# DIRECTIVE
Repeat the listing exactly as given, omitting every image.

# MATERIAL SUPPLIED
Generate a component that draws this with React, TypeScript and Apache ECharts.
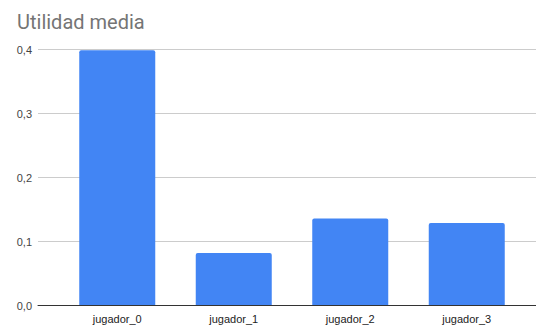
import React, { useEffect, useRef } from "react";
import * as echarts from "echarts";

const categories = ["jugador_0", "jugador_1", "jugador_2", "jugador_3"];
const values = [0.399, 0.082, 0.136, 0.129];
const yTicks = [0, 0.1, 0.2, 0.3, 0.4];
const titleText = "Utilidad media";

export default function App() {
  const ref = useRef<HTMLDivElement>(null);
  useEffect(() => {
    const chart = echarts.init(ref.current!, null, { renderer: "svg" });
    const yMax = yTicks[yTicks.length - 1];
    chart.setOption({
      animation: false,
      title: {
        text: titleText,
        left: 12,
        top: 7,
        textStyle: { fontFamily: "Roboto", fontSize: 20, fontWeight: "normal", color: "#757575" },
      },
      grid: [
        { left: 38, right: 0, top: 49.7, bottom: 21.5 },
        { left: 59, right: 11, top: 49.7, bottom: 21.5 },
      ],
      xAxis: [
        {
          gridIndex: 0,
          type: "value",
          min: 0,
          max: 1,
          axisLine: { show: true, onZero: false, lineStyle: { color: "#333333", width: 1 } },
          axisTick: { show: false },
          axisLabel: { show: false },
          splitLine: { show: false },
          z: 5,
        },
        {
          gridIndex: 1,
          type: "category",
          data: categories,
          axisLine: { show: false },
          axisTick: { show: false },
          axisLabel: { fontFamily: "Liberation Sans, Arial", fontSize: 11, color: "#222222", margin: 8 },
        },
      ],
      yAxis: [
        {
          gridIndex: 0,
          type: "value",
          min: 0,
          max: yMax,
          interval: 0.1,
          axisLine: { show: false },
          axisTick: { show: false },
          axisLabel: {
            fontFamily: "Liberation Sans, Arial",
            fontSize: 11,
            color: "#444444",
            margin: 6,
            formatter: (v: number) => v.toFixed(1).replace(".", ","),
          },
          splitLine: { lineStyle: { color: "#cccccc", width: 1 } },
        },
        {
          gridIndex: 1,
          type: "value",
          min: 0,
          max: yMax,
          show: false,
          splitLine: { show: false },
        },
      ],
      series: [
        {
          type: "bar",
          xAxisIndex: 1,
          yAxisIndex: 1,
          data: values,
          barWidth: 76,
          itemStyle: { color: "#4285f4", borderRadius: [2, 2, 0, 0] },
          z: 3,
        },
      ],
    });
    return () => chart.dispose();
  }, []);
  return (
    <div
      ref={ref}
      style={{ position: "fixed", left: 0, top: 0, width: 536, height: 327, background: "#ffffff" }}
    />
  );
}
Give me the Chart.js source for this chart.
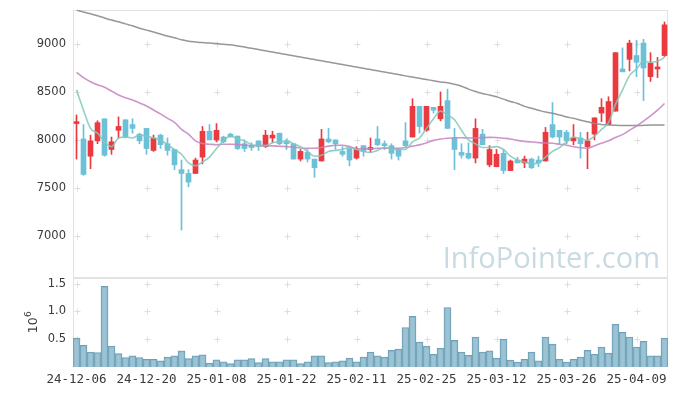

# EXERCISE RESULT
Generate a component that draws this with React, TypeScript and Apache ECharts.
import React, { useEffect, useRef } from "react";
import * as echarts from "echarts";

const categories = ["jugador_0", "jugador_1", "jugador_2", "jugador_3"];
const values = [0.399, 0.082, 0.136, 0.129];
const yTicks = [0, 0.1, 0.2, 0.3, 0.4];
const titleText = "Utilidad media";

export default function App() {
  const ref = useRef<HTMLDivElement>(null);
  useEffect(() => {
    const chart = echarts.init(ref.current!, null, { renderer: "svg" });
    const yMax = yTicks[yTicks.length - 1];
    chart.setOption({
      animation: false,
      title: {
        text: titleText,
        left: 12,
        top: 7,
        textStyle: { fontFamily: "Roboto", fontSize: 20, fontWeight: "normal", color: "#757575" },
      },
      grid: [
        { left: 38, right: 0, top: 49.7, bottom: 21.5 },
        { left: 59, right: 11, top: 49.7, bottom: 21.5 },
      ],
      xAxis: [
        {
          gridIndex: 0,
          type: "value",
          min: 0,
          max: 1,
          axisLine: { show: true, onZero: false, lineStyle: { color: "#333333", width: 1 } },
          axisTick: { show: false },
          axisLabel: { show: false },
          splitLine: { show: false },
          z: 5,
        },
        {
          gridIndex: 1,
          type: "category",
          data: categories,
          axisLine: { show: false },
          axisTick: { show: false },
          axisLabel: { fontFamily: "Liberation Sans, Arial", fontSize: 11, color: "#222222", margin: 8 },
        },
      ],
      yAxis: [
        {
          gridIndex: 0,
          type: "value",
          min: 0,
          max: yMax,
          interval: 0.1,
          axisLine: { show: false },
          axisTick: { show: false },
          axisLabel: {
            fontFamily: "Liberation Sans, Arial",
            fontSize: 11,
            color: "#444444",
            margin: 6,
            formatter: (v: number) => v.toFixed(1).replace(".", ","),
          },
          splitLine: { lineStyle: { color: "#cccccc", width: 1 } },
        },
        {
          gridIndex: 1,
          type: "value",
          min: 0,
          max: yMax,
          show: false,
          splitLine: { show: false },
        },
      ],
      series: [
        {
          type: "bar",
          xAxisIndex: 1,
          yAxisIndex: 1,
          data: values,
          barWidth: 76,
          itemStyle: { color: "#4285f4", borderRadius: [2, 2, 0, 0] },
          z: 3,
        },
      ],
    });
    return () => chart.dispose();
  }, []);
  return (
    <div
      ref={ref}
      style={{ position: "fixed", left: 0, top: 0, width: 536, height: 327, background: "#ffffff" }}
    />
  );
}
Give me the Chart.js source for this chart.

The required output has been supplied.